WORK TO DO: From the first line of the listing below to the line with "import plotly.graph_objects as go", print each line exactly, and nothing more. Leave out the pictures.

*-*-*

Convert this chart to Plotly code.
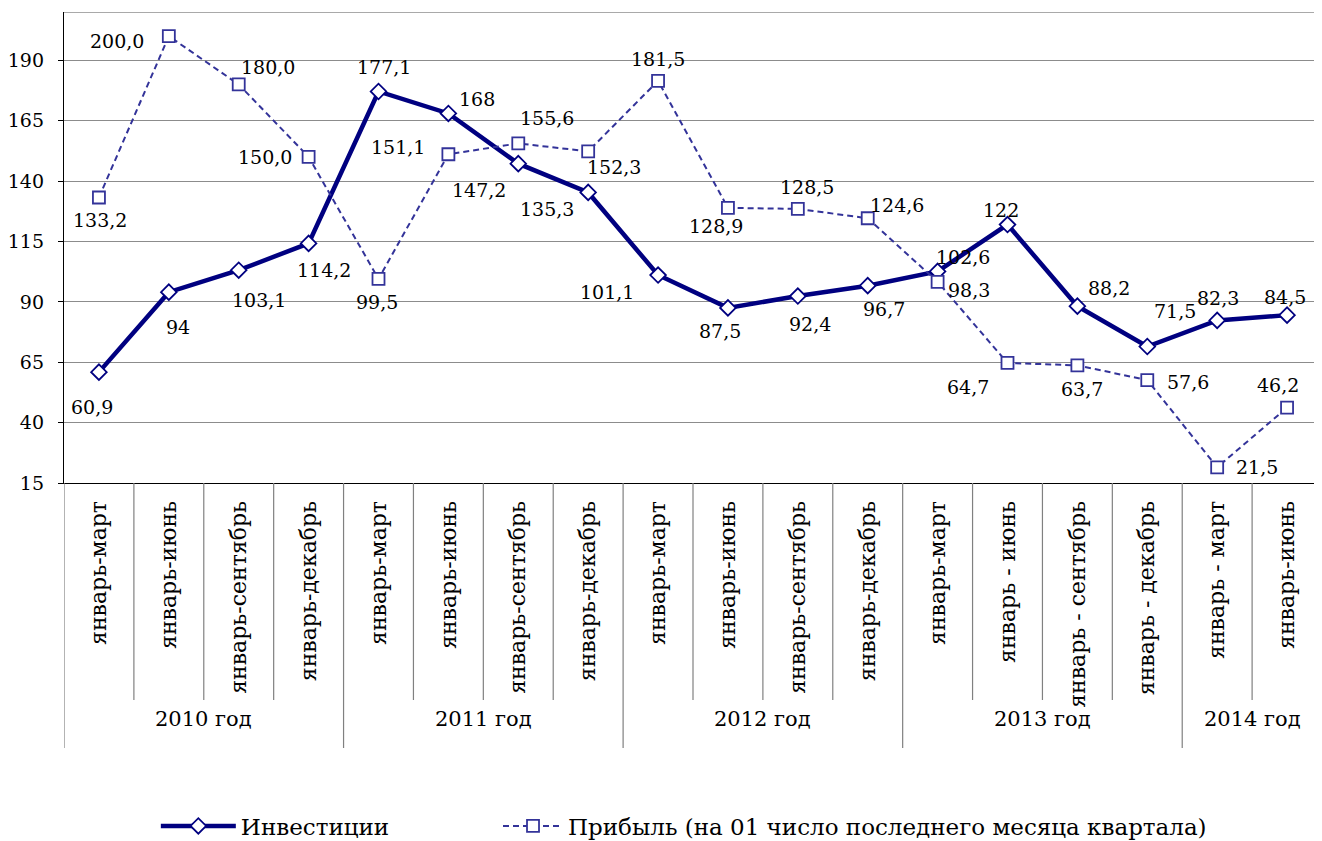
import plotly.graph_objects as go

categories = [
    "январь-март", "январь-июнь", "январь-сентябрь", "январь-декабрь",
    "январь-март", "январь-июнь", "январь-сентябрь", "январь-декабрь",
    "январь-март", "январь-июнь", "январь-сентябрь", "январь-декабрь",
    "январь-март", "январь - июнь", "январь - сентябрь", "январь - декабрь",
    "январь - март", "январь-июнь",
]
years = ["2010 год", "2011 год", "2012 год", "2013 год", "2014 год"]
year_sizes = [4, 4, 4, 4, 2]

investments = [60.9, 94, 103.1, 114.2, 177.1, 168, 147.2, 135.3, 101.1, 87.5,
               92.4, 96.7, 102.6, 122, 88.2, 71.5, 82.3, 84.5]
profit = [133.2, 200.0, 180.0, 150.0, 99.5, 151.1, 155.6, 152.3, 181.5, 128.9,
          128.5, 124.6, 98.3, 64.7, 63.7, 57.6, 21.5, 46.2]

y_ticks = [15, 40, 65, 90, 115, 140, 165, 190]

# label offsets in pixels (dx, dy; dy positive = down)
inv_off = [(-7, 35), (9, 35), (20, 30), (15, 27), (5, -24), (29, -14), (-39, 26),
           (-41, 17), (-51, 17), (-8, 23), (12, 28), (16, 23), (25, -14), (-7, -15),
           (32, -18), (28, -36), (1, -22), (-2, -18)]
prof_off = [(1, 22), (-52, 5), (29, -17), (-44, 0), (-2, 23), (-50, -7), (29, -25),
            (26, 16), (0, -22), (-12, 18), (9, -22), (29, -13), (31, 8), (-40, 24),
            (5, 24), (41, 2), (40, 0), (-9, -23)]

FONT = "DejaVu Serif"
INV_C = "#000080"
PROF_C = "#333399"

OFF = 8  # page body margin
PLOT_TOP, PLOT_BOT = 12, 483
PLOT_LEFT = 64
W, H = 1322 - OFF, 841 - OFF
PH = PLOT_BOT - PLOT_TOP
def py(pix):
    return (PLOT_BOT - pix) / PH

x = list(range(len(categories)))
fig = go.Figure()
fig.add_trace(go.Scatter(
    x=x, y=investments, mode="lines+markers", name="Инвестиции",
    line=dict(color=INV_C, width=4.5),
    marker=dict(symbol="diamond", size=12, color="white", line=dict(color=INV_C, width=1.8)),
    legend="legend",
))
fig.add_trace(go.Scatter(
    x=x, y=profit, mode="lines+markers", name="Прибыль (на 01 число последнего месяца квартала)",
    line=dict(color=PROF_C, width=2, dash="6px,4px"),
    marker=dict(symbol="square", size=12, color="white", line=dict(color=PROF_C, width=1.8)),
    legend="legend2",
))

def fmt_inv(v):
    return f"{v:g}".replace(".", ",")

def fmt_prof(v):
    return f"{v:.1f}".replace(".", ",")

ann = []
for i, v in enumerate(investments):
    dx, dy = inv_off[i]
    ann.append(dict(x=i, y=v, xref="x", yref="y", text=fmt_inv(v), showarrow=False,
                    xshift=dx, yshift=-dy, font=dict(family=FONT, size=19, color="black")))
for i, v in enumerate(profit):
    dx, dy = prof_off[i]
    ann.append(dict(x=i, y=v, xref="x", yref="y", text=fmt_prof(v), showarrow=False,
                    xshift=dx, yshift=-dy, font=dict(family=FONT, size=19, color="black")))

shapes = []
shapes.append(dict(type="line", xref="paper", yref="y", x0=0, x1=1, y0=210, y1=210,
                   line=dict(color="#8c8c8c", width=1.3)))
bounds = [0]
for s in year_sizes:
    bounds.append(bounds[-1] + s)
for k in range(len(categories) + 1):
    is_year = k in bounds
    shapes.append(dict(type="line", xref="x", yref="paper", x0=k - 0.5, x1=k - 0.5,
                       y0=0, y1=py(748 if is_year else 700),
                       line=dict(color="#808080", width=1.2)))
for j, yl in enumerate(years):
    cx = (bounds[j] + bounds[j + 1]) / 2 - 0.5
    ann.append(dict(x=cx, y=py(733), xref="x", yref="paper", text=yl, showarrow=False,
                    font=dict(family=FONT, size=21, color="black")))

fig.update_layout(
    width=W, height=H,
    margin=dict(l=PLOT_LEFT - OFF, r=0, t=PLOT_TOP - OFF, b=H - (PLOT_BOT - OFF), autoexpand=False),
    paper_bgcolor="white", plot_bgcolor="white",
    font=dict(family=FONT, color="black"),
    showlegend=True,
    annotations=ann, shapes=shapes,
    legend=dict(orientation="h", x=0.073, xanchor="left", y=py(826), yanchor="middle",
                font=dict(family=FONT, size=23), itemwidth=75, bgcolor="rgba(0,0,0,0)"),
    legend2=dict(orientation="h", x=0.345, xanchor="left", y=py(826), yanchor="middle",
                 font=dict(family=FONT, size=23), itemwidth=60, bgcolor="rgba(0,0,0,0)"),
)
fig.update_xaxes(
    range=[-0.5, len(categories) - 0.5], tickmode="array", tickvals=x, ticktext=categories,
    tickangle=-90, ticks="", showgrid=False, zeroline=False, automargin=False,
    showline=True, linecolor="black", linewidth=1.3,
    tickfont=dict(family=FONT, size=22, color="black"), ticklabelstandoff=8,
)
fig.update_yaxes(
    range=[15, 210], tickmode="array", tickvals=y_ticks, ticktext=[str(t) for t in y_ticks],
    showgrid=True, gridcolor="#8c8c8c", gridwidth=1.3, zeroline=False, automargin=False,
    showline=True, linecolor="black", linewidth=1.3,
    ticks="outside", ticklen=5, tickcolor="black",
    tickfont=dict(family=FONT, size=19, color="black"), ticklabelstandoff=10,
)

fig.write_html("out.html")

*-*-*

WRITTEN SOLUTION:
Convert this chart to Plotly code.
import plotly.graph_objects as go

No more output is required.